Broker tips: Worldpay, Imagination, UK leisure
Berenberg downgraded Worldpay to 'hold' from 'buy' but lifted the price target to 450p from 327p following news on Tuesday that the payments processor has received preliminary approaches from Vantiv Inc and JPMorgan Chase Bank.
It said it was downgrading the stock as it reckons offers could reach its new target price.
The bank said it wasn't surprised by the interest shown or the timing of the bid, as it had already said that Worldpay would be the perfect target for a US acquirer.
It pointed out that both Vantiv and JPMorgan are suffering from excessive exposure to the offline US market, and Worldpay would give them international ecommerce capabilities that they would be able to cross-sell to their US client base.
Credit Suisse hiked its target price for Imagination telling clients its strategic assets should generate a good level of interest from bidders.
Analysts at the Swiss broker revised their target for the shares from 100.0p to 165.0p, explaining that the company's assets, especially around graphics, "should generate a good level of interest from bidders".

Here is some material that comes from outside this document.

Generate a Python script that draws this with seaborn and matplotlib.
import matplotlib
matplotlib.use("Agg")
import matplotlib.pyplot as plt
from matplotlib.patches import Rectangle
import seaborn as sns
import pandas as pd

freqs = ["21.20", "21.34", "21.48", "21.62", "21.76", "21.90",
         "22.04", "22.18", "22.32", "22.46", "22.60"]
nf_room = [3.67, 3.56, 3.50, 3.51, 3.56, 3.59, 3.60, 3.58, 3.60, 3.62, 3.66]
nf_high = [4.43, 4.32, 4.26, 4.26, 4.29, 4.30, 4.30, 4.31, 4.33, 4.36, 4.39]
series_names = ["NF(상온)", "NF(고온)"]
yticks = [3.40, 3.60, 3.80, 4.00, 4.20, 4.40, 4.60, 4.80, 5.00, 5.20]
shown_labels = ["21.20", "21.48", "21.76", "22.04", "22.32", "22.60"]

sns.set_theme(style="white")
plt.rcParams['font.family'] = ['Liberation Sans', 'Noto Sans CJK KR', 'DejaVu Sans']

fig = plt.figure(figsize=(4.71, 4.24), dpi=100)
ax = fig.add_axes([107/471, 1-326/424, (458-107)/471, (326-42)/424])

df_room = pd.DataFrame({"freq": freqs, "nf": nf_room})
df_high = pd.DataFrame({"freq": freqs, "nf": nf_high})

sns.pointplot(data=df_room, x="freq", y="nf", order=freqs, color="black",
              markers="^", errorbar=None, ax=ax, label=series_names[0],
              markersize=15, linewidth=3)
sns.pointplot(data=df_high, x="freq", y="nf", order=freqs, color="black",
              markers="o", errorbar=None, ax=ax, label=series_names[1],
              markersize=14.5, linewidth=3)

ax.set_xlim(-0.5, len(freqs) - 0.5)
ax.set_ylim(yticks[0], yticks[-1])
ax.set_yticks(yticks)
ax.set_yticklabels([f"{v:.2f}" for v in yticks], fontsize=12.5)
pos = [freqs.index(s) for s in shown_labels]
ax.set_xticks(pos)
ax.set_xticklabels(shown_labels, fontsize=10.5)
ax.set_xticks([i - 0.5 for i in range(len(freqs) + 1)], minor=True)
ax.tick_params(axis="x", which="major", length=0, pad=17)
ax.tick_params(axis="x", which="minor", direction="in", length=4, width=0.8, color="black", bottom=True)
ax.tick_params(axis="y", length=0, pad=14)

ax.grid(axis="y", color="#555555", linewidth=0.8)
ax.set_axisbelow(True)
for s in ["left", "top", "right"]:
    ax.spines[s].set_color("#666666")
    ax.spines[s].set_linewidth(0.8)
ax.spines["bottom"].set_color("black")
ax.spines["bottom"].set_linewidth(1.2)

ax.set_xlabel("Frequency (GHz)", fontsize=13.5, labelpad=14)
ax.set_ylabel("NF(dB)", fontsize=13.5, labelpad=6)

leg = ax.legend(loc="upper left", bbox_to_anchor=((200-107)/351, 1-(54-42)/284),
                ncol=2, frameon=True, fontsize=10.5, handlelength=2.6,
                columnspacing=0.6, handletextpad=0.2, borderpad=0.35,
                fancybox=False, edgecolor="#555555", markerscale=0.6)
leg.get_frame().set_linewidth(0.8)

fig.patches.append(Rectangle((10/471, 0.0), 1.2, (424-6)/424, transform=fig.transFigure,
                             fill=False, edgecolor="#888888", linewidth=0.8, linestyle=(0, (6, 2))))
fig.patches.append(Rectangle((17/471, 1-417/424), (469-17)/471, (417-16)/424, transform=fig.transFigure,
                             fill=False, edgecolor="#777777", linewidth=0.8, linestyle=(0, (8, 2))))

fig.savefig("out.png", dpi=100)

However, in the same research note the broker predicted Imagination's ongoing dispute with Apple would drive it into high losses.
Under the assumption that its sales to Apple are cut by 60% in fiscal year 2019 before falling to zero the following year, then the company would become unsustainable without external funding.
Analysts at Liberum initiated coverage on UK-listed leisure stocks at 'neutral' despite recent strong growth in the sector as leisure operators slowly filled the vacuum left by retailers on the High Street.
Over the past five years, spending on drinking and eating out had rise by 21%, versus just 10% growth for doing so at home.
Pubs were still the preferred leisure establishment, but consumers had increasingly more choice and more intense inflationary headwinds were creating "operational challenges" for some, they said.
Socio-political uncertainty and lower consumer confidence were also likely to lead to tighter family budgets.
Hence, the broker said it preferred those companies who were offering "structural growth plays", outsourcing and travel hubs rather than High Street, that is, and those with the greatest pricing power and best cost levers to pull-through innovation, scale or synergy.